After several failed attempts to escape from slavery in Texas, Lavinia Bell followed the North Star to New York in January of 1861. When she arrived at Rouses Point, New York's northernmost port on Lake Champlain, a kind man performed the "Christian act" of paying her train fare to Montreal.

This is an abridged account of her escape:

Montreal Witness

Narrative of the Escape of a poor Negro Woman from Slavery
(From the Montreal Gazette)

We lay before our readers to-day a brief account of the sufferings of a poor woman from the lips of the woman herself.

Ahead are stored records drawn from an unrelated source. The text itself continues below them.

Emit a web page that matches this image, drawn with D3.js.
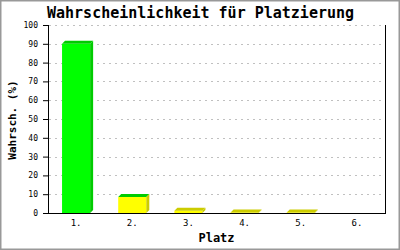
<!DOCTYPE html>
<html>
<head>
<meta charset="utf-8">
<script src="https://cdn.jsdelivr.net/npm/d3@7"></script>
<style>
  body { margin: 0; background: #fff; }
  text { font-family: "DejaVu Sans Mono", monospace; fill: #000; }
</style>
</head>
<body>
<div id="chart"></div>
<script>
// data
const places = ["1.", "2.", "3.", "4.", "5.", "6."];
const probs = [90, 8.5, 1.2, 0.3, 0.3, 0];
const yTickValues = [0, 10, 20, 30, 40, 50, 60, 70, 80, 90, 100];

// face colours per bar (front / top / side)
const frontColors = ["#00ff00", "#ffff00", "#ffff00", "#ffff00", "#ffff00", "#ffff00"];
const topColors = ["#00cc00", "#00cc00", "#cccc00", "#cccc00", "#cccc00", "#cccc00"];
const sideColors = ["#00cc00", "#cccc00", "#cccc00", "#cccc00", "#cccc00", "#cccc00"];

const svgWidth = 400;
const svgHeight = 250;
const margin = { top: 25, right: 15, bottom: 37, left: 48 };
const width = svgWidth - margin.left - margin.right;
const height = svgHeight - margin.top - margin.bottom;
const depth = 3;

const svg = d3.select("#chart")
    .append("svg")
    .attr("width", svgWidth)
    .attr("height", svgHeight);

// outer border
svg.append("rect")
    .attr("x", 0.5).attr("y", 0.5)
    .attr("width", svgWidth - 1).attr("height", svgHeight - 1)
    .attr("fill", "#fff")
    .attr("stroke", "#999")
    .attr("stroke-width", 2);

svg.append("text")
    .attr("x", 47)
    .attr("y", 18)
    .attr("font-size", "15px")
    .attr("font-weight", "bold")
    .text("Wahrscheinlichkeit für Platzierung");

const chartGroup = svg.append("g")
    .attr("transform", `translate(${margin.left}, ${margin.top})`);

const x = d3.scaleBand()
    .domain(places)
    .range([0, width]);

const y = d3.scaleLinear()
    .domain([0, 100])
    .range([height, 0]);

// grid lines
chartGroup.selectAll(".grid")
    .data(yTickValues)
    .enter()
    .append("line")
    .attr("x1", 1)
    .attr("x2", width)
    .attr("y1", d => Math.round(y(d)) + 0.5)
    .attr("y2", d => Math.round(y(d)) + 0.5)
    .attr("stroke", "#c0c0c0")
    .attr("stroke-dasharray", "2,4");

// right border of plot
chartGroup.append("line")
    .attr("x1", width + 0.5).attr("x2", width + 0.5)
    .attr("y1", 0).attr("y2", height)
    .attr("stroke", "#000");

// 3D bars
const barW = x.bandwidth() / 2;
const bars = chartGroup.selectAll(".bar")
    .data(probs.map((v, i) => ({ place: places[i], value: v, i: i })).filter(d => d.value > 0))
    .enter()
    .append("g");

bars.append("rect")
    .attr("x", d => x(d.place) + x.bandwidth() / 4)
    .attr("y", d => y(d.value))
    .attr("width", barW)
    .attr("height", d => height - y(d.value))
    .attr("fill", d => frontColors[d.i]);

bars.append("polygon")
    .attr("points", d => {
        const x0 = x(d.place) + x.bandwidth() / 4;
        const yt = y(d.value);
        return [[x0, yt], [x0 + depth, yt - depth], [x0 + barW + depth, yt - depth], [x0 + barW, yt]].join(" ");
    })
    .attr("fill", d => topColors[d.i]);

bars.append("polygon")
    .attr("points", d => {
        const x1 = x(d.place) + x.bandwidth() / 4 + barW;
        const yt = y(d.value);
        return [[x1, yt], [x1 + depth, yt - depth], [x1 + depth, height - depth], [x1, height]].join(" ");
    })
    .attr("fill", d => sideColors[d.i]);

// axes
const leftAxis = d3.axisLeft(y)
    .tickValues(yTickValues)
    .tickSize(5)
    .tickPadding(5);
const bottomAxis = d3.axisBottom(x)
    .tickSize(0)
    .tickPadding(7);

const yAxisG = chartGroup.append("g").call(leftAxis);
yAxisG.select(".domain").attr("d", `M0.5,0V${height}`);
yAxisG.selectAll("text").attr("font-size", "8px").attr("font-family", "DejaVu Sans Mono");

const xAxisG = chartGroup.append("g")
    .attr("transform", `translate(0, ${height})`)
    .call(bottomAxis);
xAxisG.select(".domain").attr("d", `M0,0.5H${width + 1}`);
xAxisG.selectAll("text").attr("font-size", "9px").attr("font-family", "DejaVu Sans Mono");

// axis titles
svg.append("text")
    .attr("x", margin.left + width / 2)
    .attr("y", 242)
    .attr("text-anchor", "middle")
    .attr("font-size", "12px")
    .attr("font-weight", "bold")
    .text("Platz");

svg.append("text")
    .attr("transform", "rotate(-90)")
    .attr("x", -120)
    .attr("y", 16)
    .attr("text-anchor", "middle")
    .attr("font-size", "11px")
    .attr("font-weight", "bold")
    .text("Wahrsch. (%)");
</script>
</body>
</html>
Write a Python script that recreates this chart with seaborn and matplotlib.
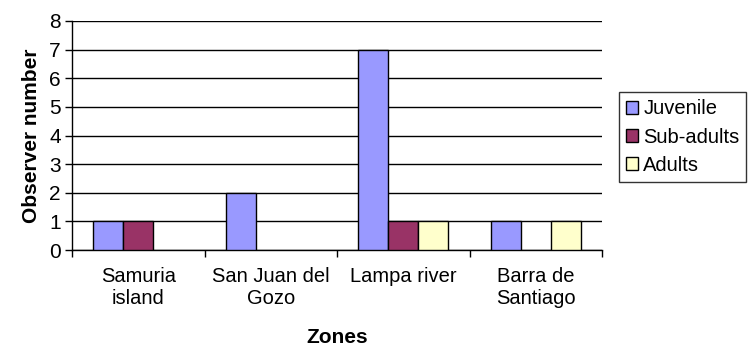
import matplotlib
matplotlib.use("Agg")
import matplotlib.pyplot as plt
import seaborn as sns
import pandas as pd

zones = ["Samuria\nisland", "San Juan del\nGozo", "Lampa river", "Barra de\nSantiago"]
series = ["Juvenile", "Sub-adults", "Adults"]
juvenile = [1, 2, 7, 1]
sub_adults = [1, 0, 1, 0]
adults = [0, 0, 1, 1]
colors = ["#9999FF", "#993366", "#FFFFCC"]

rows = []
for name, vals in zip(series, [juvenile, sub_adults, adults]):
    for z, v in zip(zones, vals):
        rows.append({"Zone": z, "Stage": name, "Count": v})
df = pd.DataFrame(rows)

sns.set_theme(style="white")
plt.rcParams["font.family"] = ["Liberation Sans", "DejaVu Sans"]
plt.rcParams["text.color"] = "black"
plt.rcParams["axes.labelcolor"] = "black"
plt.rcParams["xtick.color"] = "black"
plt.rcParams["ytick.color"] = "black"

fig = plt.figure(figsize=(7.55, 3.47), dpi=100)
ax = fig.add_axes([72/755, 1-250/347, (602-72)/755, (250-21)/347])

sns.barplot(data=df, x="Zone", y="Count", hue="Stage", order=zones,
            hue_order=series, palette=colors, width=0.68, gap=0, saturation=1,
            edgecolor="black", linewidth=1.0, ax=ax, zorder=3)

for cont in ax.containers:
    for p in cont:
        if p.get_height() == 0:
            p.set_linewidth(0)

ax.set_xlim(-0.5, 3.5)
ax.set_ylim(0, 8)
ax.set_yticks(range(0, 9))
ax.yaxis.grid(True, color="black", linewidth=1.0, zorder=0)
ax.set_axisbelow(True)
for s in ["top", "right"]:
    ax.spines[s].set_visible(False)
for s in ["left", "bottom"]:
    ax.spines[s].set_color("black")
    ax.spines[s].set_linewidth(1.0)

ax.set_xticks([-0.5, 0.5, 1.5, 2.5, 3.5], minor=True)
ax.tick_params(axis="x", which="minor", length=5, color="black", width=1, direction="out", bottom=True)
ax.tick_params(axis="x", which="major", length=0, pad=12, labelsize=14.5)
ax.tick_params(axis="y", which="major", length=5, color="black", width=1, direction="out", left=True, labelsize=15, pad=3)
for lbl in ax.get_xticklabels():
    lbl.set_linespacing(1.25)

ax.set_xlabel("Zones", fontsize=15, fontweight="bold", labelpad=14)
ax.set_ylabel("Observer number", fontsize=15, fontweight="bold", labelpad=6)

handles, labels = ax.get_legend_handles_labels()
leg = ax.legend(handles, labels, loc="center left", bbox_to_anchor=(619/755, 1-137/347),
                bbox_transform=fig.transFigure, frameon=True, fancybox=False,
                edgecolor="black", fontsize=14.5, handlelength=0.6, handleheight=0.6,
                handletextpad=0.25, borderpad=0.35, labelspacing=0.45, shadow=False,
                borderaxespad=0)
leg.get_frame().set_linewidth(1.0)
for h in leg.legend_handles:
    h.set_edgecolor("black")
    h.set_linewidth(1.0)

fig.savefig("out.png", dpi=100)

Born in Washington of free parents, while yet an infant stolen, she was taken down to Galveston, Texas, the property of William Whirl. She was brought up as a show girl, taught to dance, sing, cackle like a hen, or crow like rooster, sent into the cotton field with no clothes whatever, exposed to the glare of a southern sun, harnessed to a plough. She often attempted to escape, but, having no knowledge of the way, was easily overtaken. She and her husband made an unsuccessful attempt. The poor man was shockingly beaten and died. Her mistress, Polly Whirl, at last told her of Canada, that refuge for the hunted fugitive, and pointed out to her the North Star as her guide by night. This, of course, was done without the knowledge of the brute Whirl.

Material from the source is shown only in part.